La definizione riduttiva di fumettista si attaglia poco a un
disegnatore eccezionale e visionario come lui. Ma, di fatto, benché abbia
compiuto numerose incursioni nel cinema, collaborando, tra altri, con registi
del calibro di Jodorowsky, Luc Besson e Ridley Scott, Giraud è stato
essenzialmente un disegnatore di storie a fumetti. Viene da chiedersi perché
abbia scelto questo mestiere minore e
non abbia fatto il pittore tout court.
La risposta non è difficile, se ci riflettiamo un momento. In un’epoca come
quella in cui Giraud ha vissuto, durante
la quale la pittura ha subìto un’involuzione radicale, declassando la
figurazione ad anticaglia e perfino
negandole l’ammissione ai circuiti commerciali, che cosa poteva fare, per
guadagnarsi da vivere, un figurativo per eccellenza come lui, capace come pochi
altri di restituire con minuziosa dedizione figure d’uomini e donne così come
ci appaiono quando le osserviamo esternamente e come diventano allorché
assumono forme aliene e minacciose; o animali evocati da un passato ancestrale
oppure emersi da qualche fessura delle pareti di casa; e inoltre i paesaggi più
lussureggianti, gli abissi degli oceani, cieli rilucenti di stelle solcati da navi spaziali
immaginifiche; e infine città, città del futuro, città impossibili, città
librate nello spazio a somiglianza di quelle evocate da Magritte ma molto più
intriganti delle sue?
Indubbiamente è perché aveva in ogni caso scelto di vivere tracciando figure allorché, dopo aver giocato con la matita e i pennelli fin da bambino, ha cominciato a disegnare professionalmente dedicandosi al genere più popolare del fumetto, il western, proprio nel momento in cui fioriva in Europa il west di Sergio Leone e contribuendo assieme a lui a restituire al genere quell’appeal che in America stava perdendo per eccesso di usura. Il suo west è quello rappresentato dai tratti scanzonati del luogotenente Blueberry (Mirtillo), una sorta di Jean Paul Belmondo rusticano che, per una decina d’anni, cavalca e spara nelle strisce di Jean Giraud inseguendo avventure tratte dal retroterra hollywoodiano ma sempre illuminate da un humour irridente e dissacrante.

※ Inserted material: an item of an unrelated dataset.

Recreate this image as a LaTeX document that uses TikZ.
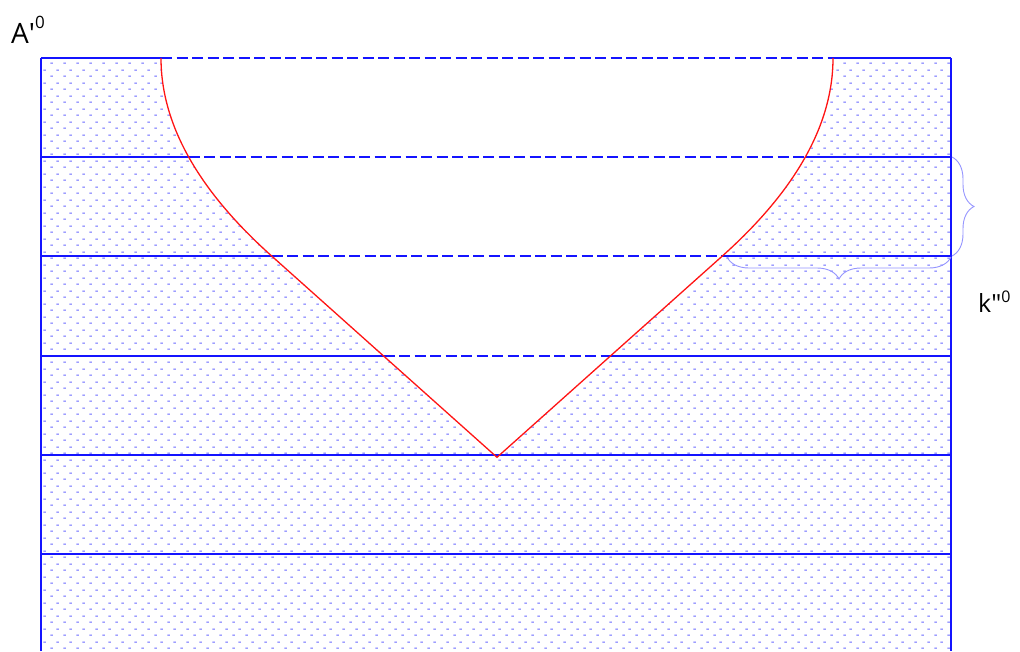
\documentclass[tikz,border=0pt]{standalone}
\usepackage{fontspec}
\newfontfamily\labfont{Open Sans}
\usetikzlibrary{patterns,decorations.pathreplacing}
\definecolor{lineblue}{RGB}{20,20,255}
\definecolor{dashblue}{RGB}{105,105,255}
\definecolor{braceblue}{RGB}{150,150,255}
\definecolor{curvered}{RGB}{255,20,20}
\pgfdeclarepatternformonly{dotdash}{\pgfpointorigin}{\pgfqpoint{12.6pt}{12.54pt}}{\pgfqpoint{12.6pt}{12.54pt}}{%
  \pgfsetlinewidth{1pt}%
  \pgfpathmoveto{\pgfqpoint{0.4pt}{3pt}}\pgfpathlineto{\pgfqpoint{2.9pt}{3pt}}%
  \pgfpathmoveto{\pgfqpoint{6.7pt}{9.27pt}}\pgfpathlineto{\pgfqpoint{9.2pt}{9.27pt}}%
  \pgfusepath{stroke}}
\tikzset{
  band/.style={draw=lineblue, line width=1.6pt, solid},
  gapline/.style={draw=lineblue, line width=1.6pt, dash pattern=on 11pt off 4.5pt},
  curve/.style={draw=curvered, line width=1.3pt},
  bracebl/.style={draw=braceblue, line width=0.9pt, decorate, decoration={brace, amplitude=22pt}},
  lab/.style={inner sep=0pt, anchor=base west, font=\labfont}
}
\begin{document}
\begin{tikzpicture}[x=1pt,y=-1pt]
\useasboundingbox[fill=white] (0,0) rectangle (1020,651);
% frame and levels
\coordinate (TL) at (41,58);
\coordinate (TR) at (951,58);
\coordinate (BL) at (41,651);
\coordinate (BR) at (951,651);
\coordinate (La) at (41,157);  \coordinate (Ra) at (951,157);
\coordinate (Lb) at (41,256);  \coordinate (Rb) at (951,256);
\coordinate (Lc) at (41,356);  \coordinate (Rc) at (951,356);
\coordinate (Ld) at (41,455);  \coordinate (Rd) at (951,455);
\coordinate (Le) at (41,554);  \coordinate (Re) at (951,554);
% crossing points of the curve with the levels
\coordinate (XaL) at (161,58);     \coordinate (XaR) at (833,58);
\coordinate (XbL) at (188.7,157); \coordinate (XbR) at (805.3,157);
\coordinate (XcL) at (271.5,256);  \coordinate (XcR) at (722.5,256);
\coordinate (XdL) at (383.5,356); \coordinate (XdR) at (610.5,356);
\coordinate (V) at (497,457.3);
% hatched field
\fill[pattern=dotdash, pattern color=dashblue] (TL) rectangle (BR);
% white region inside the curve
\fill[white] plot[domain=58:256.4, samples=60, variable=\t] ({161+111.1*((\t-58)/198.4)^2}, \t)
  -- (V)
  -- plot[domain=256.4:58, samples=60, variable=\t] ({833-111.1*((\t-58)/198.4)^2}, \t) -- cycle;
% level lines
\draw[band] (TL) -- (XaL);
\draw[gapline] (XaL) -- (XaR);
\draw[band] (XaR) -- (TR);
\draw[band] (La) -- (XbL);
\draw[gapline] (XbL) -- (XbR);
\draw[band] (XbR) -- (Ra);
\draw[band] (Lb) -- (XcL);
\draw[gapline] (XcL) -- (XcR);
\draw[band] (XcR) -- (Rb);
\draw[band] (Lc) -- (XdL);
\draw[gapline] (XdL) -- (XdR);
\draw[band] (XdR) -- (Rc);
\draw[band] (Ld) -- (Rd);
\draw[band] (Le) -- (Re);
\draw[band] (BL) -- (TL);
\draw[band] (TR) -- (BR);
% red curve
\draw[curve, line join=miter] plot[domain=58:256.4, samples=60, variable=\t] ({161+111.1*((\t-58)/198.4)^2}, \t)
  -- (V)
  -- plot[domain=256.4:58, samples=60, variable=\t] ({833-111.1*((\t-58)/198.4)^2}, \t);
% braces
\coordinate (B1) at (952,157);
\coordinate (B2) at (952,256);
\coordinate (B3) at (951,257);
\coordinate (B4) at (727,257);
\draw[bracebl] (B1) -- (B2);
\draw[bracebl] (B3) -- (B4);
% labels
\node[lab] (A) at (11,43) {\fontsize{28}{32}\selectfont A\textquotesingle\raisebox{15pt}{\fontsize{17}{20}\selectfont 0}};
\node[lab] (K) at (978,312) {\fontsize{25}{29}\selectfont k\textquotedbl\raisebox{9.5pt}{\fontsize{16}{19}\selectfont 0}};
\end{tikzpicture}
\end{document}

Finché il suo autore perde
interesse per il western-mirtillo così come, in Italia, il western-spaghetti
stava già stretto a Sergio Leone, e imbocca un’altra strada, quella della
fantascienza, o meglio della fantasia d’un viaggiatore nello spazio e nel tempo
che attinge all’alienità, all’ambiguità, all’extrasapienza e alla diversità,
assumendo, in questa nuova veste, lo pseudonimo di Moebius ripreso da uno
scienziato del ‘700, matematico e forse negromante. Ed è a questo punto che si
scatena in tutta la sua potenza immaginativa la fantasia di questo autentico
avventuriero delle forme disegnate e dipinte, creatore di un universo al tempo
stesso tenebroso e luminoso che rappresenta più l’interno che l’esterno di noi
stessi. E’ sulla rivista Métal Hurlant , fondata dallo stesso Moebius
insieme ad un manipolo di amici, che si sviluppa il nuovo corso delle sue
storie, affidate più al disegno e all’impaginazione grafica che alle parole, e
dove la struttura del racconto non ha sequenze logiche ma si configura come un
viaggio all’interno della mente, una fantasticheria o prospezione visionaria su
un tempo che non è passato né presente né futuro, anche se li condensa tutti e
tre. Talvolta il disegno di Moebius scava nell’incubo, lo cesella, lo
materializza nei più minuti particolari, ma condendolo spesso con la salsa acre
del sarcasmo. Questo nuovo genere di storia disegnata farà scuola e costituirà
il traguardo stilistico di riferimento per un’intera generazione di
disegnatori, tutti emuli di Moebius, oggi resi orfani dalla sua morte
In verità tutti coloro che
conoscevano la sua magnifica produzione grafica si sentono orfani. Per anni
egli ha nutrito ed esaltato il nostro immaginario nel suo modo personalissimo,
fascinoso e incantevole, e questo ci mancherà. Inoltre ha mantenuto viva e alta
la bellezza e la nobiltà dell’arte del disegno, avvalendosi delle tecniche più
moderne ma senza mai dimenticare gli insegnamenti più fulgidi del passato (si
avverte costantemente nel suo tratto l’influsso di grandi disegnatori come il
Durer e il Doré), e anche questo lo rende prezioso.